As if artificial languages failed to fully shed the linguistic propensity to morph and propagate of their natural counterparts, Universal Languages proved to be rather promiscuous. Not unlike the software to follow, several competing versions coexisted; within their diversity we can recognize many signature traits inherited by the algorithms that currently design our days. All possessed hermetic architectures from which there is no exteriority; nothing can escape their understanding and control, including their authors. All were also projects that required total design; an all-saturating artifice of signs that must mediate between us and every phenomenon in existence. All were lean constructs and shockingly simple; part of the defining efficiency of these engineered languages was the radical compression they achieved in what became an almost aesthetic imperative. This was facilitated by the fact that all utilized positional intelligence and had spatial ambitions from the start; every sign in a Universal Language table corresponds to a particular thing, notion or action, with its position revealing the place that the signified thing or action occupies in the universal order of objects and actions. If this language was to also be a mirror, it did not long remain passive; as Leibniz augmented his Universal Language to Ars Inveniendi, the Real Characters transformed from passive signifiers to active designers that would effectively direct learning. “The name which is given to gold in this language would be the key to everything which can possibly be known about gold, rationally and in an orderly fashion, and would reveal what experiments ought to be rationally undertaken in connection with gold.” In other words, these languages were learning machines.
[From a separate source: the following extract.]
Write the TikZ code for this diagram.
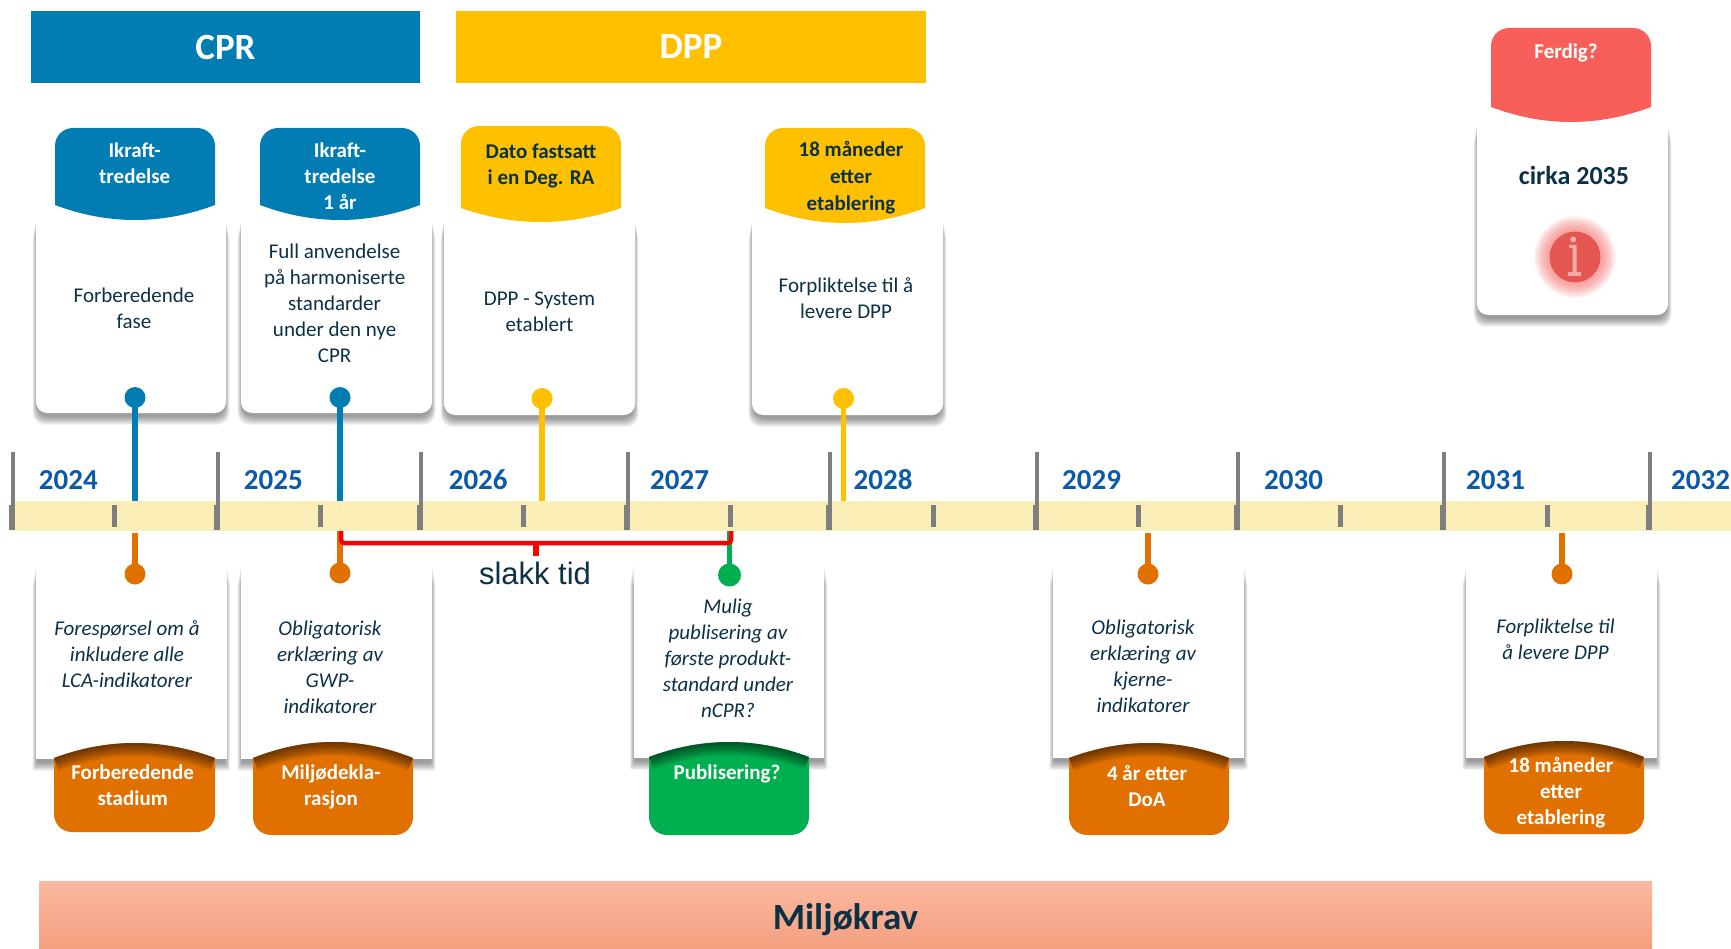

The most important obstacle for machine learning today is not David Hume’s fallacy of induction—the Achilles heel of big data that haunts its every move, the question of how can we reasonably make predictions about what we have not observed based on what we have—but the problem of over fitting, of seeing patterns that aren’t really there, of hallucinating logic where none lies. How very human. Denis Diderot already cautioned against the illusory nature of all that was inferred from data analysis in his Encylcopédie: “These methodological divisions aid the memory and seem to control the chaos formed by the objects of nature … But one should not forget that these systems are based on arbitrary human conventions, and do not necessarily accord with the invariable laws of nature.” What if we were to consider artificial intelligence to be the most human product of our imagination, in that it has always been driven by our fear of imagination itself, of the slipperiness of thought and the words we weave with their artful dodging of logic, and of our ability to not only hallucinate but also to doubt, to defer decision, and to err? Our fear of artificial intelligence is only our fear of ourselves. We are all our fears and all their products. We are those badly brought up children.